Russia had Trump ‘over a barrel’
AP sources: Russia had ‘Trump over a barrel,’ Ohr told
The remark came from a British spy, says a Justice department lawyer.
WASHINGTON — A senior Justice Department lawyer says a former British spy told him at a breakfast meeting two years ago that Russian intelligence believed it had Donald Trump “over a barrel,” according to multiple people familiar with the encounter.
The lawyer, Bruce Ohr, also says he learned that a Trump campaign aide had met with higher-level Russian officials than the aide had acknowledged, the sources said.
The previously unreported details of the July 30, 2016, breakfast with Christopher Steele, which Ohr described to lawmakers this week in a private interview, reveal an exchange of potentially explosive information about Trump between two men the president has sought to discredit.
They add to the public understanding of those pivotal summer months as the FBI and intelligence community scrambled to untangle possible connections between the Trump campaign and Russia.
They reflect the concern of Steele, a longtime FBI informant whose Democratic-funded research into Trump ties to Russia was compiled into a dossier, that the Republican presidential candidate was possibly compromised and his efforts to convey that anxiety to contacts at the FBI and Justice Department.
Those who discussed Ohr’s interview were not authorized to publicly discuss details of the closed session and spoke to The Associated Press on condition of anonymity.
Ohr said he learned from Steele at the breakfast that an unnamed former Russian intelligence official had communicated that Russian intelligence believed “they had Trump over a barrel,” according to people familiar with the meeting.
It was not clear from Ohr’s interview whether Steele was directly told that or had picked that up through his contacts, but the broader sentiment is echoed in Steele’s dossier.
Steele and Ohr, at the time of the election a senior official in the deputy attorney general’s office, had first met a decade earlier and bonded over a shared interest in international organized crime.
They met several times during the presidential campaign, a relationship that has exposed both men and federal law enforcement more generally to partisan criticism, including from Trump.
Republicans contend the FBI relied excessively on the dossier during its investigation and to obtain a secret wiretap application on Trump campaign aide Carter Page.

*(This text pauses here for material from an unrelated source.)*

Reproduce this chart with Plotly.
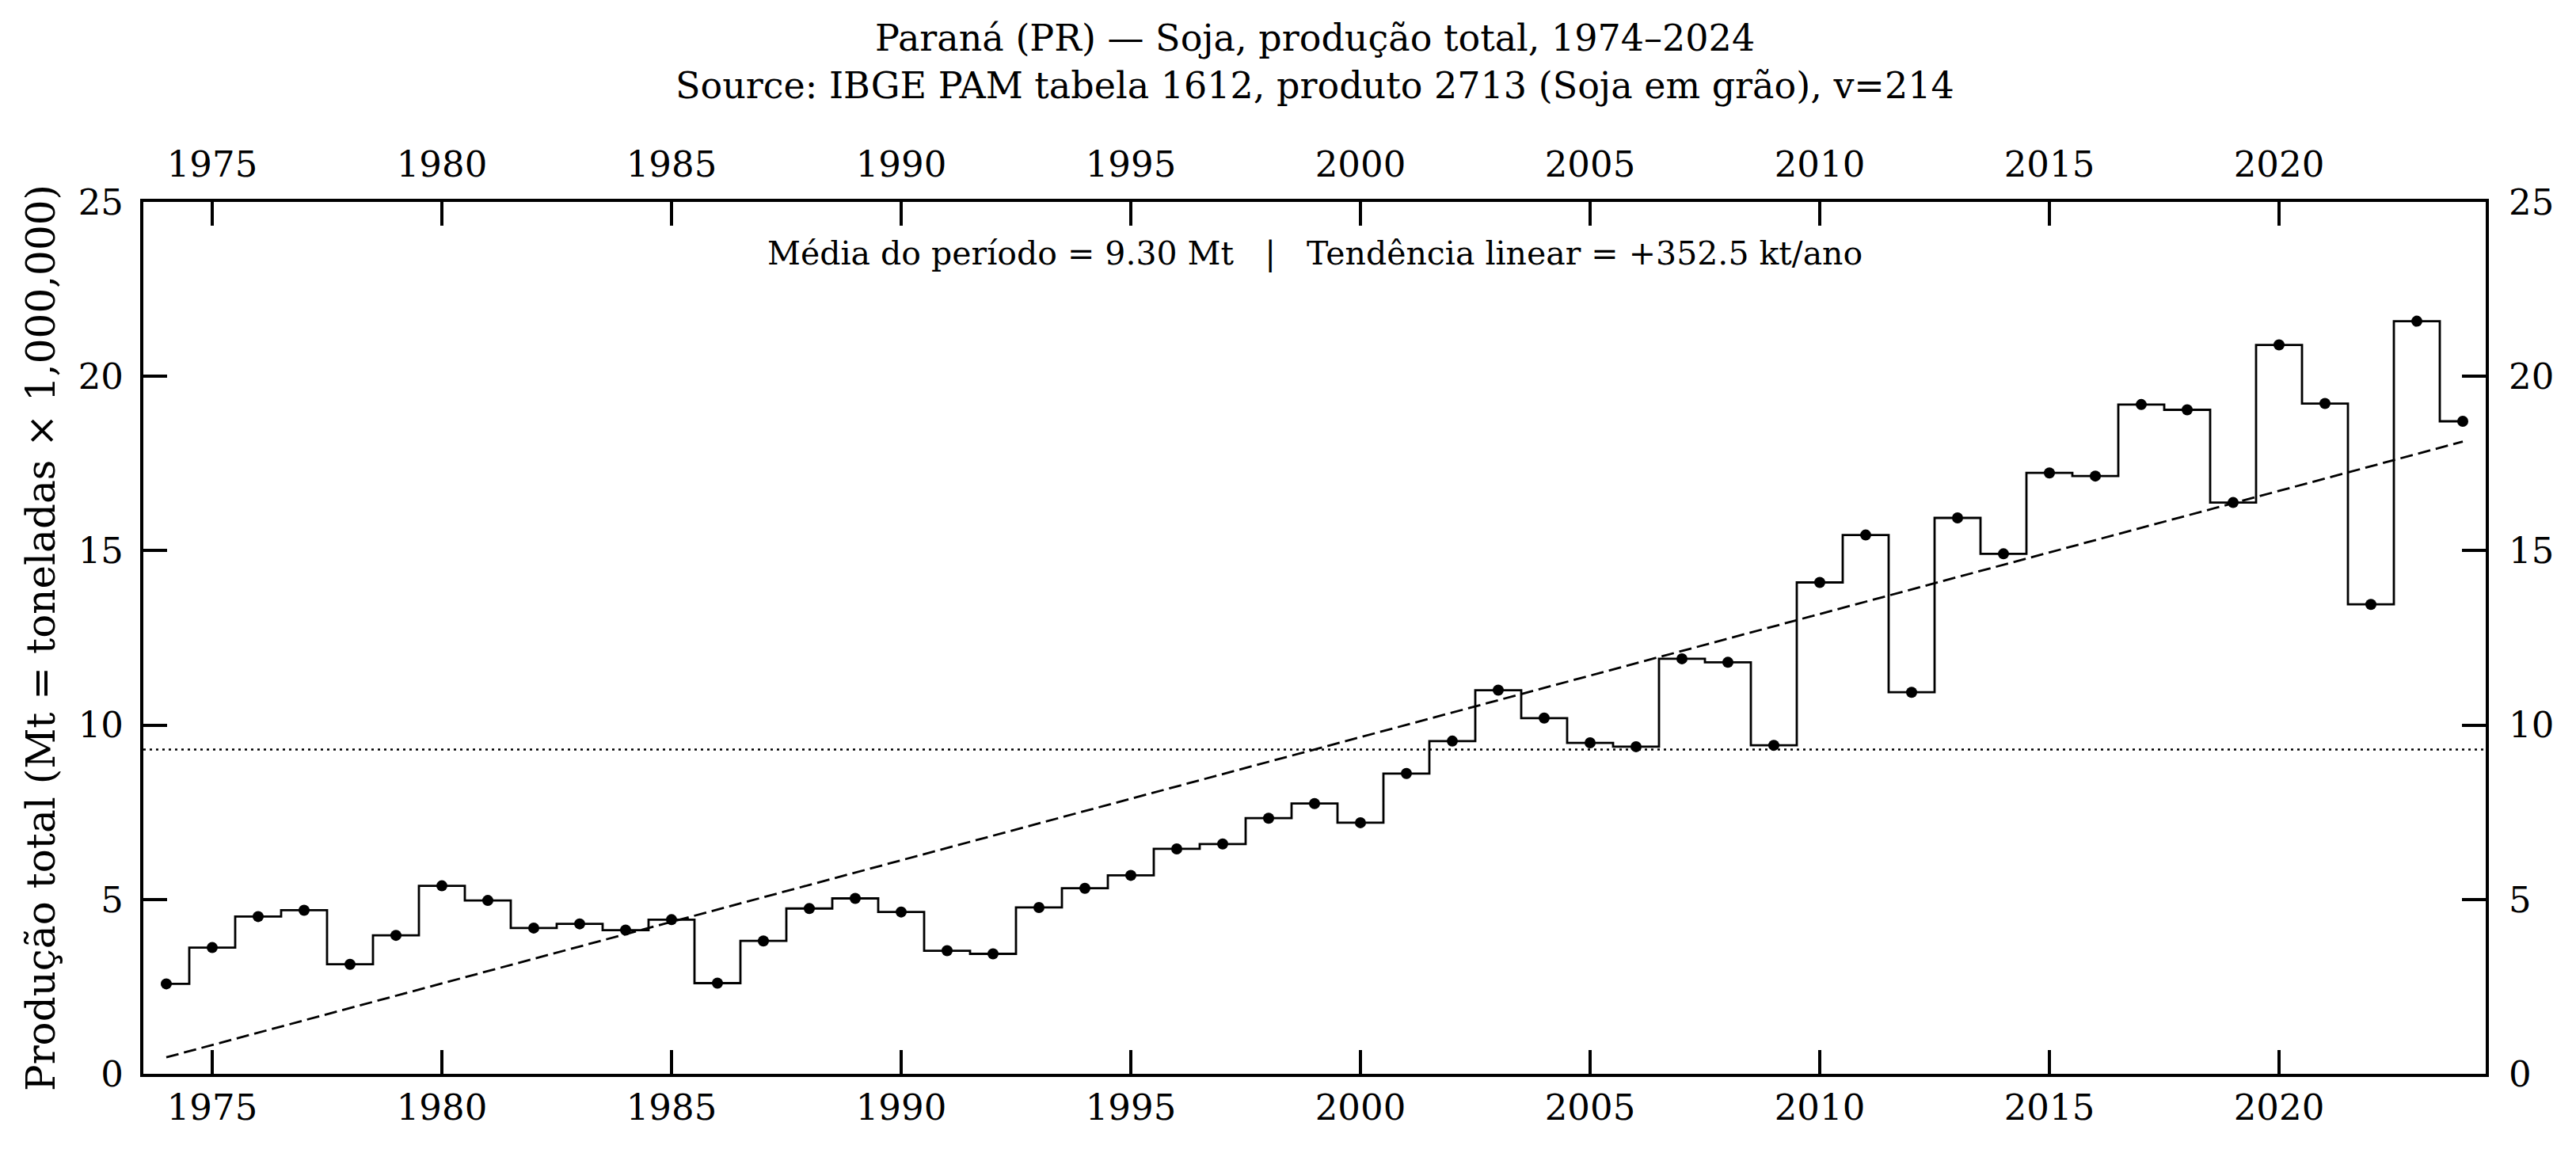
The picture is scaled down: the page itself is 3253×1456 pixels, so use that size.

They also say Ohr went outside his job description and chain of command by meeting with Steele, including after his termination as a FBI
source, and then relaying information to the FBI.
Trump last month proposed stripping Ohr, who until this year had been largely anonymous during his decades-long Justice Department career, of his security clearance and has asked “how the hell” he remains employed.
Trump has called the Russia investigation a “witch hunt” and has denied any collusion between his campaign and Moscow.
Trump and some of his supporters in Congress have also accused the FBI of launching the Russia counter intelligence investigation based on the dossier.
But memos authored by Republicans and Democrats and declassified this year show the probe was triggered by information the U.S. government received earlier about the Russian contacts of thenTrump campaign foreign policy adviser, George Papadopoulos.
The FBI’s investigation was already under way by the time it received Steele’s dossier. The investigation’s lead agent, Peter Strzok, told lawmakers in July that “it was not Mr. Ohr who provided the initial documents that I became aware of in mid-September.”
Ohr described his relationship with Steele during a House interview Tuesday.
Ohr also told Congress that Steele told him that Page had met with moresenior Russian officials than he had acknowledged.